We had a very smooth landing almost half an hour early into a grey Buenos Aires. I was off the plane and into the terminal in a record time.


The Verdict

My rating: Overall 60% (3 out of 5)- my overall rating of  American Airlines flights: 3.0 (based on 46 flights)

Skytrax Rating of American Airlines: 3 star

Positives:   Safe arrival, early arrival, friendly staff,

Negatives: Meals, Lounge, Entertainment, Check in

Would I fly them again?  Reluctantly

My last trip ReportApril 24th, 2012 Virgin Australia A330 Per – Syd Business




  1. I don’t see how age has anything to do with safety. One could just as easily argue that experience (as a result of time working the job) would be more valuable in a crisis than a pretty face and slim waistline.

    Grow up.

  2. Don’t worry about those “Old Mammas” on AA. If they need to evacuate for some reason, those old broads know the most effective ways to move your tail, tossing you down the slide if necessary. That’s why they are there and, according to them, the ONLY reason. As for service, it is kind of like Lilly Tomlin used to say about the telephone company in the 70s, “We don’t care! We don’t have to!” AA may not be the world’s worst airline, yet. They are doing the best to earn the title, one customer at a time.

  3. I agree, sadly, that you do get some real Lily Tomlin situations. Though this crew was better than many AA crews I have had. I think AA staff have not had an easy time with their company’s management.

  4. I really struck a nerve on this one
    No I dont but I would like to see US airlines stop stealing their employee’s pension plans so their employees can retire! It would be good to see a mix of employee ages.

  5. I am not actually attempting to be sexist. I didn’t specify the gender of the crew. This was a mixed gender crew. My apologies if I caused offence. Its more a reflection on the state of American Airlines and its labour relations and HR deployment.

  6. I’m a Delta flyer first, US Airways second. I haven’t flown AA in 7 years, this Thursday will be my first time since then. Based on your story above, looks like not much has changed…

  7. On the contrary of your preference, I would choose an “aged” crew, I prefer experience and skill learned through time, pilots with ability, instead of your “contemporary” fresh out of flight school twenty year olds. (Colgan Air Flight 3407, 24 year old first officer vs Captain Sully @ Hudson, age 61)

  8. Sorry Martin, you’ve really messed up here. Ageism remains one of the most accepted forms of discrimination in society. And in today’s econmic climate older people are suffering more than most as they are the ones who, when made redundant, rarely find another job precisely because they are not seen as ‘relevant’ or ‘contemporary’.
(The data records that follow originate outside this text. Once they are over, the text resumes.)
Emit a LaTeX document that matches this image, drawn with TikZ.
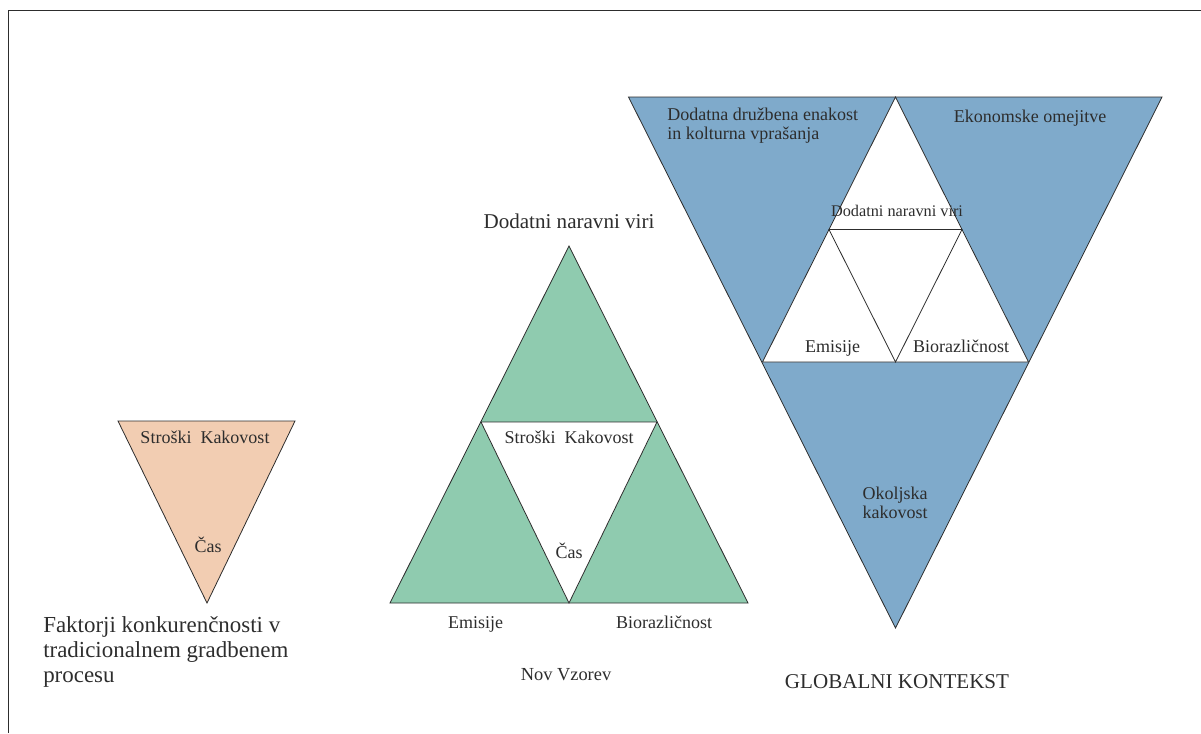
\documentclass[tikz,border=0pt]{standalone}
\usepackage{fontspec}
\setmainfont{Liberation Serif}
\definecolor{peach}{RGB}{242,205,178}
\definecolor{sage}{RGB}{143,203,175}
\definecolor{steel}{RGB}{127,170,203}
\definecolor{inkgray}{RGB}{45,45,45}
\begin{document}
\begin{tikzpicture}[x=0.75pt,y=-0.75pt,
  edge/.style={draw=inkgray, line width=0.6pt, line join=miter},
  frameline/.style={draw=inkgray, line width=1.2pt},
  lbl/.style={anchor=base, inner sep=0pt, text=inkgray, font=\fontsize{13.5}{16}\selectfont},
  lbll/.style={lbl, anchor=base west},
  small/.style={lbl, font=\fontsize{12.2}{14}\selectfont},
  caption/.style={lbl, font=\fontsize{15.8}{18}\selectfont},
  bigcap/.style={lbll, font=\fontsize{17.2}{19}\selectfont}]
\useasboundingbox (0,0) rectangle (1201,733);

% partial frame
\draw[frameline] (8.5,733) -- (8.5,10.5) -- (1201,10.5);

% traditional process: inverted triangle
\filldraw[edge, fill=peach] (118,421) -- (295,421) -- (207,603) -- cycle;
\node[lbl] (t-sk) at (205,443) {Stroški\ \ Kakovost};
\node[lbl] (t-cas) at (208,552) {Čas};
\node[bigcap] (fakt1) at (43,632) {Faktorji konkurenčnosti v};
\node[bigcap] (fakt2) at (43,657) {tradicionalnem gradbenem};
\node[bigcap] (fakt3) at (43,682) {procesu};

% new pattern: upright triangle with inner inverted triangle
\filldraw[edge, fill=sage] (569,246) -- (748,603) -- (390,603) -- cycle;
\filldraw[edge, fill=white] (481,422) -- (657,422) -- (569,603) -- cycle;
\node[caption] (n-viri) at (569,228) {Dodatni naravni viri};
\node[lbl] (n-sk) at (569,443) {Stroški\ \ Kakovost};
\node[lbl] (n-cas) at (569,558) {Čas};
\node[lbl] (n-emi) at (475.5,628) {Emisije};
\node[lbl] (n-bio) at (664,628) {Biorazličnost};
\node[lbl, font=\fontsize{13.8}{16}\selectfont] (n-title) at (566,680) {Nov Vzorev};

% global context: inverted triangle with inner upright triangle
\filldraw[edge, fill=steel] (628.5,97) -- (1162,97) -- (895.5,628) -- cycle;
\filldraw[edge, fill=white] (895.5,97) -- (1028.5,362) -- (762.5,362) -- cycle;
\draw[edge] (829,229.5) -- (962,229.5) -- (895.5,362) -- cycle;
\node[lbll] (g-soc1) at (667,120) {Dodatna družbena enakost};
\node[lbll] (g-soc2) at (667,139.5) {in kolturna vprašanja};
\node[lbl] (g-eko) at (1030,122) {Ekonomske omejitve};
\node[small] (g-viri) at (897,216.5) {Dodatni naravni viri};
\node[lbl] (g-emi) at (832.5,352.5) {Emisije};
\node[lbl] (g-bio) at (961,352.5) {Biorazličnost};
\node[lbl] (g-oko1) at (895,499.5) {Okoljska};
\node[lbl] (g-oko2) at (895,518.5) {kakovost};
\node[caption] (g-title) at (897,688) {GLOBALNI KONTEKST};
\end{tikzpicture}
\end{document}
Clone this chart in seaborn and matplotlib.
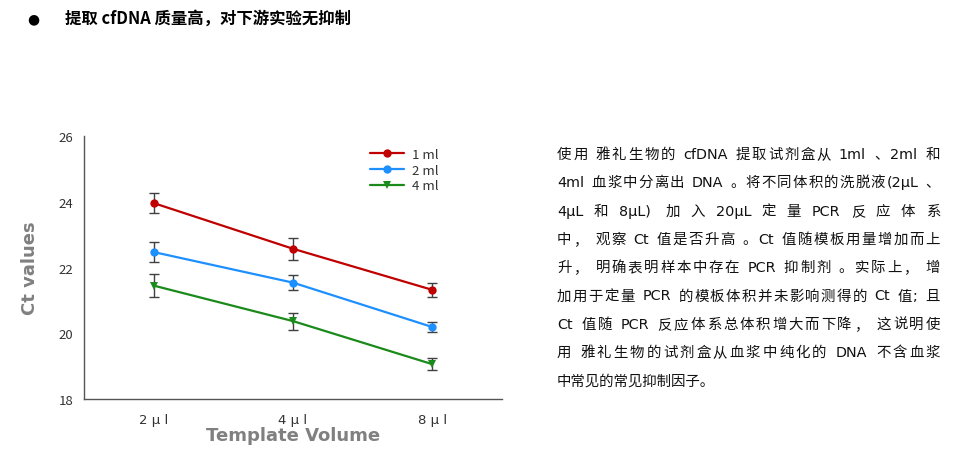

  9. Thanks Jason. I am somebody who is actively committed to engaging all people of society so its a shame that I seem to have messed up with my comments. Thank you for noting the concerns re age discrimination. I was not meaning to be ageist but it concerns me when I see only one demographic in any workplace.

  10. Martin,

    I understand completely what you are saying. It isn’t about “looks” or “slim waistlines”. There is a distinct lack of enthusiasm from the international (and granted older) crews on most US carriers these days. I travel the Atlantic quite regularly, and alternate carriers often. It seems (to this uneducated soul) that there is much more energy put into the job (particularly in the back of the cabin) by the younger European staff. I don’t care how old the person is, I just would like to see a smile on the face, and not get yelled at when I stretch my legs in the rear galley.

    Ultimately, I think it is the fact that these guys have gone through some seriously bad stuff over the last 10 years, and don’t “love” the job anymore (yes, I realize this is a generalization, but if you are a pax and not crew you find this is more likely the case). So yes, I agree it is a workplace issue, and not age. The fact is, these people have lived it.